# Stored data
━━━━━━━━━━━━━━━━━━━━━━━━━━━━━━

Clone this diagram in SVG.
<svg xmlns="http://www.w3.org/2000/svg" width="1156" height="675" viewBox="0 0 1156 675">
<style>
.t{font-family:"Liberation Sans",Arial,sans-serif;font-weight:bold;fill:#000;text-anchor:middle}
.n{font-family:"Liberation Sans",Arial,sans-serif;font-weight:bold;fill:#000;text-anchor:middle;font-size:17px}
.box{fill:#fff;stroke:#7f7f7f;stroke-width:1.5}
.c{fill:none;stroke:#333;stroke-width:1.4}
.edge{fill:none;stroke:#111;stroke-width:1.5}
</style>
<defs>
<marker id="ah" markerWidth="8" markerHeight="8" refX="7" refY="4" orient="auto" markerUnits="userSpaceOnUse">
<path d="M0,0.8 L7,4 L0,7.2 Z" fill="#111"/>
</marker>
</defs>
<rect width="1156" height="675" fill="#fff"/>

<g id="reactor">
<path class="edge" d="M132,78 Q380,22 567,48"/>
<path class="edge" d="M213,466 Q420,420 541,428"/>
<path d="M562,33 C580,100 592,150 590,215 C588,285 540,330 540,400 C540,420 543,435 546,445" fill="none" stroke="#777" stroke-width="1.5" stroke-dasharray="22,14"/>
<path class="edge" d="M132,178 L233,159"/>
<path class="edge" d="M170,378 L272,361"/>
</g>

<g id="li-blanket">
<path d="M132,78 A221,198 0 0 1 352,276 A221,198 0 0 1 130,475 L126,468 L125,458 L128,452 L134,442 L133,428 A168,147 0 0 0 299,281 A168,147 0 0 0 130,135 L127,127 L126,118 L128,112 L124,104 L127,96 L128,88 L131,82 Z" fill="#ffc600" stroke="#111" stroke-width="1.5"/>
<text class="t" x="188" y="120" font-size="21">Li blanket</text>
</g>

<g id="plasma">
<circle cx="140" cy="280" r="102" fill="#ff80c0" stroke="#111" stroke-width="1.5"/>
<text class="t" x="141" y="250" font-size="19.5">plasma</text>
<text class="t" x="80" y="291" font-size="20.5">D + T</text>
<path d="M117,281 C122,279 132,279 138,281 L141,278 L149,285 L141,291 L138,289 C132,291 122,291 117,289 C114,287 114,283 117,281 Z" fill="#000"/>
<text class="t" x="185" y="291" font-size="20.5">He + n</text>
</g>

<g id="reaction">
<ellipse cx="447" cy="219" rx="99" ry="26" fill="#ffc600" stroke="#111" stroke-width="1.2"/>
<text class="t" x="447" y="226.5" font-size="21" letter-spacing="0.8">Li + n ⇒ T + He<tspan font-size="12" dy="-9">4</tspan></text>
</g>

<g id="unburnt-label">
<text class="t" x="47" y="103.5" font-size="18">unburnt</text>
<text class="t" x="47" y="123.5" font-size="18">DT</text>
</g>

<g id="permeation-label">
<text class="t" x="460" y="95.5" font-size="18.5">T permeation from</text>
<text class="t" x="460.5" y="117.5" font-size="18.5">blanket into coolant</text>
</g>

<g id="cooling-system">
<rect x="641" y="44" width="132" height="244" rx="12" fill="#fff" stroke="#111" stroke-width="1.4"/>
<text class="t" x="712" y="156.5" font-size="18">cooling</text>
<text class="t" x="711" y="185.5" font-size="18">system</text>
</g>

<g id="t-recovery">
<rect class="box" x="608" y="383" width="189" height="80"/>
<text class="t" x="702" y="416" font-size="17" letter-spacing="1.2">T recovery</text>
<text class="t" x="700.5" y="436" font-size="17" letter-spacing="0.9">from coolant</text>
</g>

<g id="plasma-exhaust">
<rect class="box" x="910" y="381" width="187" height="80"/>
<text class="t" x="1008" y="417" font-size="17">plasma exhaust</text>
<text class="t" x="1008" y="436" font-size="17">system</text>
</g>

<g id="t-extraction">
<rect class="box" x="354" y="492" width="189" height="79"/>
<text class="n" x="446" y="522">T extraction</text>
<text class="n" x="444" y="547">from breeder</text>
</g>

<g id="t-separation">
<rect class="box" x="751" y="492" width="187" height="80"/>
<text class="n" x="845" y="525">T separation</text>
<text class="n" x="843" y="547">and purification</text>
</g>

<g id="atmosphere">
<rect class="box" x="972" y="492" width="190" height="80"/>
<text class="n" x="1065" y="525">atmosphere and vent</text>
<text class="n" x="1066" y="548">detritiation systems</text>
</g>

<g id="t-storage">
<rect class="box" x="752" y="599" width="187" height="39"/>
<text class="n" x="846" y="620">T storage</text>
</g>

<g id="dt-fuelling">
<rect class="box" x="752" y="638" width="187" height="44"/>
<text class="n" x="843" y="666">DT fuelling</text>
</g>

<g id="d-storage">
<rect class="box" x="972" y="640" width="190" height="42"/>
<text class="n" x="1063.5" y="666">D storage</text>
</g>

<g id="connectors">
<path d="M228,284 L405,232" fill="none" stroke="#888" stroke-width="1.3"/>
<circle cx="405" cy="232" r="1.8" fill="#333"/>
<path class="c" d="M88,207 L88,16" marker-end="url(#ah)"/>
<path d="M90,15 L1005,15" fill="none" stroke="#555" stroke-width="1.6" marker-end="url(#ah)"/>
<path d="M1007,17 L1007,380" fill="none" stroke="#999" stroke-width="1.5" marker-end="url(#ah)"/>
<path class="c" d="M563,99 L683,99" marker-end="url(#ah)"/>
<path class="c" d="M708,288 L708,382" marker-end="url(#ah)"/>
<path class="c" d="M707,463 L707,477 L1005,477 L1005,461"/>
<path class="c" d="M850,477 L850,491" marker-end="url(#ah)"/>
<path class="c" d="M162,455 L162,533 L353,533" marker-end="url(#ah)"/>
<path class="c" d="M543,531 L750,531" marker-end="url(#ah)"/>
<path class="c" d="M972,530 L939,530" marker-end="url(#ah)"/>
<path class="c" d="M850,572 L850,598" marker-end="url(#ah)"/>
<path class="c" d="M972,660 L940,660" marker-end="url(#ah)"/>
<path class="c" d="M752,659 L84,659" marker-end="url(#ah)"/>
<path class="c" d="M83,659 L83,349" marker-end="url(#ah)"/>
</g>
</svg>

━━━━━━━━━━━━━━━━━━━━━━━━━━━━━━

# Prompt
Reproduce the material precisely, including every line.

# Exercise result
Clone this diagram in SVG.
<svg xmlns="http://www.w3.org/2000/svg" width="1156" height="675" viewBox="0 0 1156 675">
<style>
.t{font-family:"Liberation Sans",Arial,sans-serif;font-weight:bold;fill:#000;text-anchor:middle}
.n{font-family:"Liberation Sans",Arial,sans-serif;font-weight:bold;fill:#000;text-anchor:middle;font-size:17px}
.box{fill:#fff;stroke:#7f7f7f;stroke-width:1.5}
.c{fill:none;stroke:#333;stroke-width:1.4}
.edge{fill:none;stroke:#111;stroke-width:1.5}
</style>
<defs>
<marker id="ah" markerWidth="8" markerHeight="8" refX="7" refY="4" orient="auto" markerUnits="userSpaceOnUse">
<path d="M0,0.8 L7,4 L0,7.2 Z" fill="#111"/>
</marker>
</defs>
<rect width="1156" height="675" fill="#fff"/>

<g id="reactor">
<path class="edge" d="M132,78 Q380,22 567,48"/>
<path class="edge" d="M213,466 Q420,420 541,428"/>
<path d="M562,33 C580,100 592,150 590,215 C588,285 540,330 540,400 C540,420 543,435 546,445" fill="none" stroke="#777" stroke-width="1.5" stroke-dasharray="22,14"/>
<path class="edge" d="M132,178 L233,159"/>
<path class="edge" d="M170,378 L272,361"/>
</g>

<g id="li-blanket">
<path d="M132,78 A221,198 0 0 1 352,276 A221,198 0 0 1 130,475 L126,468 L125,458 L128,452 L134,442 L133,428 A168,147 0 0 0 299,281 A168,147 0 0 0 130,135 L127,127 L126,118 L128,112 L124,104 L127,96 L128,88 L131,82 Z" fill="#ffc600" stroke="#111" stroke-width="1.5"/>
<text class="t" x="188" y="120" font-size="21">Li blanket</text>
</g>

<g id="plasma">
<circle cx="140" cy="280" r="102" fill="#ff80c0" stroke="#111" stroke-width="1.5"/>
<text class="t" x="141" y="250" font-size="19.5">plasma</text>
<text class="t" x="80" y="291" font-size="20.5">D + T</text>
<path d="M117,281 C122,279 132,279 138,281 L141,278 L149,285 L141,291 L138,289 C132,291 122,291 117,289 C114,287 114,283 117,281 Z" fill="#000"/>
<text class="t" x="185" y="291" font-size="20.5">He + n</text>
</g>

<g id="reaction">
<ellipse cx="447" cy="219" rx="99" ry="26" fill="#ffc600" stroke="#111" stroke-width="1.2"/>
<text class="t" x="447" y="226.5" font-size="21" letter-spacing="0.8">Li + n ⇒ T + He<tspan font-size="12" dy="-9">4</tspan></text>
</g>

<g id="unburnt-label">
<text class="t" x="47" y="103.5" font-size="18">unburnt</text>
<text class="t" x="47" y="123.5" font-size="18">DT</text>
</g>

<g id="permeation-label">
<text class="t" x="460" y="95.5" font-size="18.5">T permeation from</text>
<text class="t" x="460.5" y="117.5" font-size="18.5">blanket into coolant</text>
</g>

<g id="cooling-system">
<rect x="641" y="44" width="132" height="244" rx="12" fill="#fff" stroke="#111" stroke-width="1.4"/>
<text class="t" x="712" y="156.5" font-size="18">cooling</text>
<text class="t" x="711" y="185.5" font-size="18">system</text>
</g>

<g id="t-recovery">
<rect class="box" x="608" y="383" width="189" height="80"/>
<text class="t" x="702" y="416" font-size="17" letter-spacing="1.2">T recovery</text>
<text class="t" x="700.5" y="436" font-size="17" letter-spacing="0.9">from coolant</text>
</g>

<g id="plasma-exhaust">
<rect class="box" x="910" y="381" width="187" height="80"/>
<text class="t" x="1008" y="417" font-size="17">plasma exhaust</text>
<text class="t" x="1008" y="436" font-size="17">system</text>
</g>

<g id="t-extraction">
<rect class="box" x="354" y="492" width="189" height="79"/>
<text class="n" x="446" y="522">T extraction</text>
<text class="n" x="444" y="547">from breeder</text>
</g>

<g id="t-separation">
<rect class="box" x="751" y="492" width="187" height="80"/>
<text class="n" x="845" y="525">T separation</text>
<text class="n" x="843" y="547">and purification</text>
</g>

<g id="atmosphere">
<rect class="box" x="972" y="492" width="190" height="80"/>
<text class="n" x="1065" y="525">atmosphere and vent</text>
<text class="n" x="1066" y="548">detritiation systems</text>
</g>

<g id="t-storage">
<rect class="box" x="752" y="599" width="187" height="39"/>
<text class="n" x="846" y="620">T storage</text>
</g>

<g id="dt-fuelling">
<rect class="box" x="752" y="638" width="187" height="44"/>
<text class="n" x="843" y="666">DT fuelling</text>
</g>

<g id="d-storage">
<rect class="box" x="972" y="640" width="190" height="42"/>
<text class="n" x="1063.5" y="666">D storage</text>
</g>

<g id="connectors">
<path d="M228,284 L405,232" fill="none" stroke="#888" stroke-width="1.3"/>
<circle cx="405" cy="232" r="1.8" fill="#333"/>
<path class="c" d="M88,207 L88,16" marker-end="url(#ah)"/>
<path d="M90,15 L1005,15" fill="none" stroke="#555" stroke-width="1.6" marker-end="url(#ah)"/>
<path d="M1007,17 L1007,380" fill="none" stroke="#999" stroke-width="1.5" marker-end="url(#ah)"/>
<path class="c" d="M563,99 L683,99" marker-end="url(#ah)"/>
<path class="c" d="M708,288 L708,382" marker-end="url(#ah)"/>
<path class="c" d="M707,463 L707,477 L1005,477 L1005,461"/>
<path class="c" d="M850,477 L850,491" marker-end="url(#ah)"/>
<path class="c" d="M162,455 L162,533 L353,533" marker-end="url(#ah)"/>
<path class="c" d="M543,531 L750,531" marker-end="url(#ah)"/>
<path class="c" d="M972,530 L939,530" marker-end="url(#ah)"/>
<path class="c" d="M850,572 L850,598" marker-end="url(#ah)"/>
<path class="c" d="M972,660 L940,660" marker-end="url(#ah)"/>
<path class="c" d="M752,659 L84,659" marker-end="url(#ah)"/>
<path class="c" d="M83,659 L83,349" marker-end="url(#ah)"/>
</g>
</svg>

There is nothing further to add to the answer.